JOB
Copy out the listing in full, exactly as written, but not its pictures.

Records with drawing code:
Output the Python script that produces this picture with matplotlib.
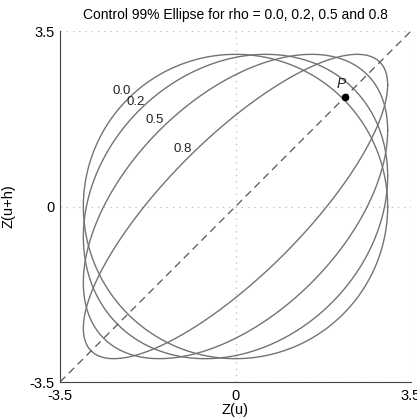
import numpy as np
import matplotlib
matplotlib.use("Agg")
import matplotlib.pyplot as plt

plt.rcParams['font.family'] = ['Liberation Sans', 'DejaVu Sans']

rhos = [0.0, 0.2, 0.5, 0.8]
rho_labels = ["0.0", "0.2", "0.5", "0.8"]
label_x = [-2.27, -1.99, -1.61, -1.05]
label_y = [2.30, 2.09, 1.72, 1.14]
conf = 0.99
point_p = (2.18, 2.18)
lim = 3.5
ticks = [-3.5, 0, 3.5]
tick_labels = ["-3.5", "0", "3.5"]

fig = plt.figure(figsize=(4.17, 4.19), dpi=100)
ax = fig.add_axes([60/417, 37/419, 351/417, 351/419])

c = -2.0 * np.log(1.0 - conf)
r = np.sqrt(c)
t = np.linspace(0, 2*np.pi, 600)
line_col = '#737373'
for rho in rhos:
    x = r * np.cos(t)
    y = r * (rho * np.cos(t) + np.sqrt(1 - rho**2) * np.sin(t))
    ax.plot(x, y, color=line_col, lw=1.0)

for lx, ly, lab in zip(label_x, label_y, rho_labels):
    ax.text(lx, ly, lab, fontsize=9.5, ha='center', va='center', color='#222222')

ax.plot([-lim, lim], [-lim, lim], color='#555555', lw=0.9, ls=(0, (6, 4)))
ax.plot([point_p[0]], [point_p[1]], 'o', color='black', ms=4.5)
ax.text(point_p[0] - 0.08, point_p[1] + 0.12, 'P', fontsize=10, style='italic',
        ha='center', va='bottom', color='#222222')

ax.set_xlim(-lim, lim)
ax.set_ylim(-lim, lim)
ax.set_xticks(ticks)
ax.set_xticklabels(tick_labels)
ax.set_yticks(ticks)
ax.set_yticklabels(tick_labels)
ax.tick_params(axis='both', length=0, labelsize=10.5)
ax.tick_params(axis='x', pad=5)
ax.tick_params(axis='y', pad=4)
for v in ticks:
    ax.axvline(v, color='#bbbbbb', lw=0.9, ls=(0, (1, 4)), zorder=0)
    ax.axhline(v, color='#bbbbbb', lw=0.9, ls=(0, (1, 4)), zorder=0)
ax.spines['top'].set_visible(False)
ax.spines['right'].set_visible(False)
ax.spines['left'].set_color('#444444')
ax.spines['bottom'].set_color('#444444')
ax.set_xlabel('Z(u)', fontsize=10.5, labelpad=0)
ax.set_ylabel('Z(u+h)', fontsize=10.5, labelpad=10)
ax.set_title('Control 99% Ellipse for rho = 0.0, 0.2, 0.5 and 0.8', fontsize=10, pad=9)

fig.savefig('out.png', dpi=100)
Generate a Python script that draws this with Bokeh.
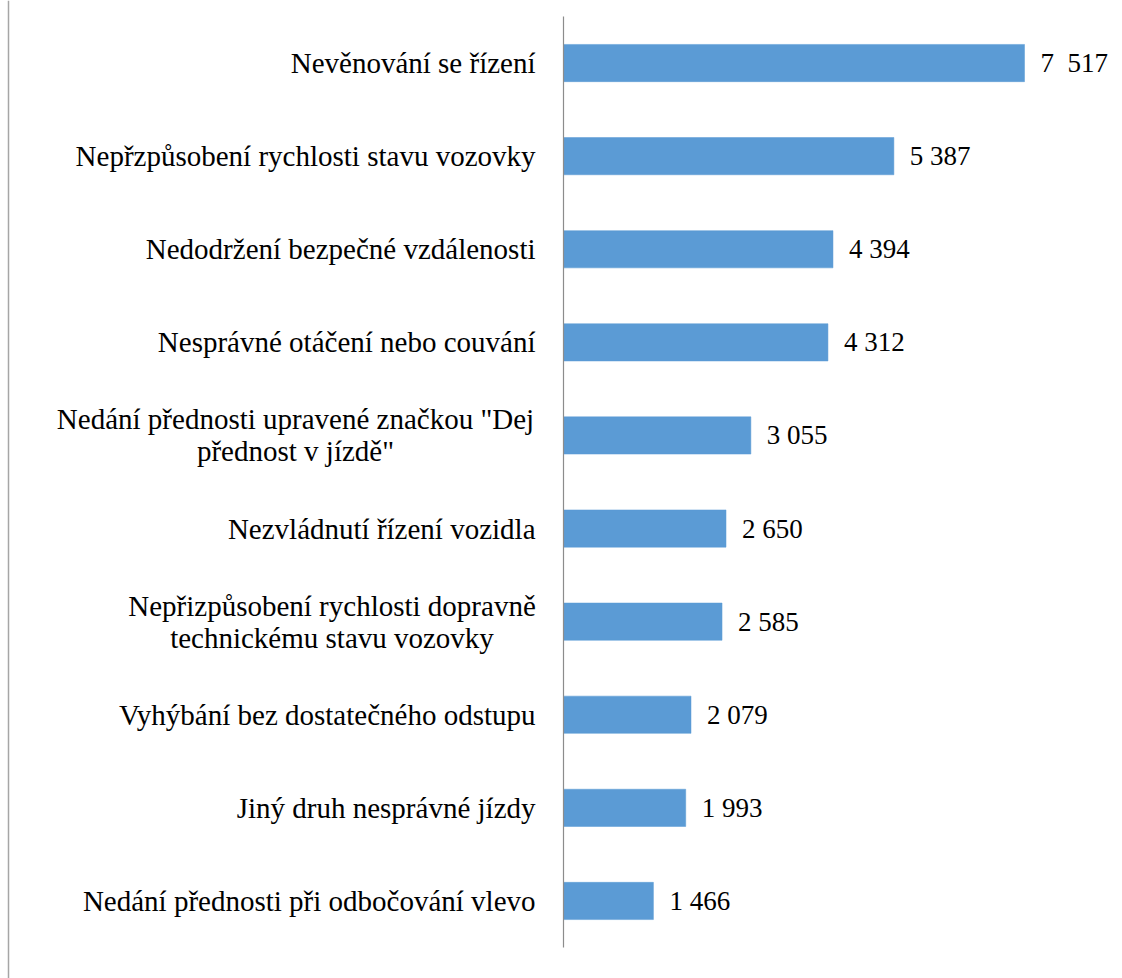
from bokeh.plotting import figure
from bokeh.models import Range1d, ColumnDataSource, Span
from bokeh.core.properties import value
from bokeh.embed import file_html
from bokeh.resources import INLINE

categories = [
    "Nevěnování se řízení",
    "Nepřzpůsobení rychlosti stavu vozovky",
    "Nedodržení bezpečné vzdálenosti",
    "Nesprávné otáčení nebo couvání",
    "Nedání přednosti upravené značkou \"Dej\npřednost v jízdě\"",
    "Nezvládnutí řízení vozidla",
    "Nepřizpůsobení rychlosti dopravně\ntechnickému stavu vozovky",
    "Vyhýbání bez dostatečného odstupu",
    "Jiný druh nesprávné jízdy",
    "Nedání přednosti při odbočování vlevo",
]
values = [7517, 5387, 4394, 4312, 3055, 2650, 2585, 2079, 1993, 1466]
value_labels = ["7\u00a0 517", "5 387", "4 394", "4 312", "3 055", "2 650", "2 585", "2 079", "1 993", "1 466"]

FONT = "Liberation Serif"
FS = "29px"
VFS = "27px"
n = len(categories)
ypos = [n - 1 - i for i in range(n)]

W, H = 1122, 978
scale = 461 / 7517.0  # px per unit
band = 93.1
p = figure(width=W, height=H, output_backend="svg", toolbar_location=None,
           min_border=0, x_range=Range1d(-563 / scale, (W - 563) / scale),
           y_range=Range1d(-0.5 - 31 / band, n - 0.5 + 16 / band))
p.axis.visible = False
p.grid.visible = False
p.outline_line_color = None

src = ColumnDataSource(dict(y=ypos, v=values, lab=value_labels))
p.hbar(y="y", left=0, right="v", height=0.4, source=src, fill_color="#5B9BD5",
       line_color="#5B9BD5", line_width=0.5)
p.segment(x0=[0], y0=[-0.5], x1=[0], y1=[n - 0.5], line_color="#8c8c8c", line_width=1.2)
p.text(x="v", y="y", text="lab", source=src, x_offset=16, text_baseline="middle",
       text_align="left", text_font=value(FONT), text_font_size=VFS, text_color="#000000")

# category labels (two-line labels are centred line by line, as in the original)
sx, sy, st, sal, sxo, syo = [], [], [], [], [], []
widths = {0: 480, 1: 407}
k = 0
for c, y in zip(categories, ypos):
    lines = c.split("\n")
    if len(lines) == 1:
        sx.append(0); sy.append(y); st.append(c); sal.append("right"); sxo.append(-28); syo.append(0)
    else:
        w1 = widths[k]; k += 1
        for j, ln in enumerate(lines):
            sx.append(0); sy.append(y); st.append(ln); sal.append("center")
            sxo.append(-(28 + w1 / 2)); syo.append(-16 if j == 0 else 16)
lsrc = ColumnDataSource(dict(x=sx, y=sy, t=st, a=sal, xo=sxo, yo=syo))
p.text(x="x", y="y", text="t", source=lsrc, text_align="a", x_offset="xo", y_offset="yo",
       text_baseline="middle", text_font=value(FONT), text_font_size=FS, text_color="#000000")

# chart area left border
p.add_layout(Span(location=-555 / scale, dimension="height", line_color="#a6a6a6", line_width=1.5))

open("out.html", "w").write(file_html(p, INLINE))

RESULT OF THE EXERCISE
Output the Python script that produces this picture with matplotlib.
import numpy as np
import matplotlib
matplotlib.use("Agg")
import matplotlib.pyplot as plt

plt.rcParams['font.family'] = ['Liberation Sans', 'DejaVu Sans']

rhos = [0.0, 0.2, 0.5, 0.8]
rho_labels = ["0.0", "0.2", "0.5", "0.8"]
label_x = [-2.27, -1.99, -1.61, -1.05]
label_y = [2.30, 2.09, 1.72, 1.14]
conf = 0.99
point_p = (2.18, 2.18)
lim = 3.5
ticks = [-3.5, 0, 3.5]
tick_labels = ["-3.5", "0", "3.5"]

fig = plt.figure(figsize=(4.17, 4.19), dpi=100)
ax = fig.add_axes([60/417, 37/419, 351/417, 351/419])

c = -2.0 * np.log(1.0 - conf)
r = np.sqrt(c)
t = np.linspace(0, 2*np.pi, 600)
line_col = '#737373'
for rho in rhos:
    x = r * np.cos(t)
    y = r * (rho * np.cos(t) + np.sqrt(1 - rho**2) * np.sin(t))
    ax.plot(x, y, color=line_col, lw=1.0)

for lx, ly, lab in zip(label_x, label_y, rho_labels):
    ax.text(lx, ly, lab, fontsize=9.5, ha='center', va='center', color='#222222')

ax.plot([-lim, lim], [-lim, lim], color='#555555', lw=0.9, ls=(0, (6, 4)))
ax.plot([point_p[0]], [point_p[1]], 'o', color='black', ms=4.5)
ax.text(point_p[0] - 0.08, point_p[1] + 0.12, 'P', fontsize=10, style='italic',
        ha='center', va='bottom', color='#222222')

ax.set_xlim(-lim, lim)
ax.set_ylim(-lim, lim)
ax.set_xticks(ticks)
ax.set_xticklabels(tick_labels)
ax.set_yticks(ticks)
ax.set_yticklabels(tick_labels)
ax.tick_params(axis='both', length=0, labelsize=10.5)
ax.tick_params(axis='x', pad=5)
ax.tick_params(axis='y', pad=4)
for v in ticks:
    ax.axvline(v, color='#bbbbbb', lw=0.9, ls=(0, (1, 4)), zorder=0)
    ax.axhline(v, color='#bbbbbb', lw=0.9, ls=(0, (1, 4)), zorder=0)
ax.spines['top'].set_visible(False)
ax.spines['right'].set_visible(False)
ax.spines['left'].set_color('#444444')
ax.spines['bottom'].set_color('#444444')
ax.set_xlabel('Z(u)', fontsize=10.5, labelpad=0)
ax.set_ylabel('Z(u+h)', fontsize=10.5, labelpad=10)
ax.set_title('Control 99% Ellipse for rho = 0.0, 0.2, 0.5 and 0.8', fontsize=10, pad=9)

fig.savefig('out.png', dpi=100)
Generate a Python script that draws this with Bokeh.
from bokeh.plotting import figure
from bokeh.models import Range1d, ColumnDataSource, Span
from bokeh.core.properties import value
from bokeh.embed import file_html
from bokeh.resources import INLINE

categories = [
    "Nevěnování se řízení",
    "Nepřzpůsobení rychlosti stavu vozovky",
    "Nedodržení bezpečné vzdálenosti",
    "Nesprávné otáčení nebo couvání",
    "Nedání přednosti upravené značkou \"Dej\npřednost v jízdě\"",
    "Nezvládnutí řízení vozidla",
    "Nepřizpůsobení rychlosti dopravně\ntechnickému stavu vozovky",
    "Vyhýbání bez dostatečného odstupu",
    "Jiný druh nesprávné jízdy",
    "Nedání přednosti při odbočování vlevo",
]
values = [7517, 5387, 4394, 4312, 3055, 2650, 2585, 2079, 1993, 1466]
value_labels = ["7\u00a0 517", "5 387", "4 394", "4 312", "3 055", "2 650", "2 585", "2 079", "1 993", "1 466"]

FONT = "Liberation Serif"
FS = "29px"
VFS = "27px"
n = len(categories)
ypos = [n - 1 - i for i in range(n)]

W, H = 1122, 978
scale = 461 / 7517.0  # px per unit
band = 93.1
p = figure(width=W, height=H, output_backend="svg", toolbar_location=None,
           min_border=0, x_range=Range1d(-563 / scale, (W - 563) / scale),
           y_range=Range1d(-0.5 - 31 / band, n - 0.5 + 16 / band))
p.axis.visible = False
p.grid.visible = False
p.outline_line_color = None

src = ColumnDataSource(dict(y=ypos, v=values, lab=value_labels))
p.hbar(y="y", left=0, right="v", height=0.4, source=src, fill_color="#5B9BD5",
       line_color="#5B9BD5", line_width=0.5)
p.segment(x0=[0], y0=[-0.5], x1=[0], y1=[n - 0.5], line_color="#8c8c8c", line_width=1.2)
p.text(x="v", y="y", text="lab", source=src, x_offset=16, text_baseline="middle",
       text_align="left", text_font=value(FONT), text_font_size=VFS, text_color="#000000")

# category labels (two-line labels are centred line by line, as in the original)
sx, sy, st, sal, sxo, syo = [], [], [], [], [], []
widths = {0: 480, 1: 407}
k = 0
for c, y in zip(categories, ypos):
    lines = c.split("\n")
    if len(lines) == 1:
        sx.append(0); sy.append(y); st.append(c); sal.append("right"); sxo.append(-28); syo.append(0)
    else:
        w1 = widths[k]; k += 1
        for j, ln in enumerate(lines):
            sx.append(0); sy.append(y); st.append(ln); sal.append("center")
            sxo.append(-(28 + w1 / 2)); syo.append(-16 if j == 0 else 16)
lsrc = ColumnDataSource(dict(x=sx, y=sy, t=st, a=sal, xo=sxo, yo=syo))
p.text(x="x", y="y", text="t", source=lsrc, text_align="a", x_offset="xo", y_offset="yo",
       text_baseline="middle", text_font=value(FONT), text_font_size=FS, text_color="#000000")

# chart area left border
p.add_layout(Span(location=-555 / scale, dimension="height", line_color="#a6a6a6", line_width=1.5))

open("out.html", "w").write(file_html(p, INLINE))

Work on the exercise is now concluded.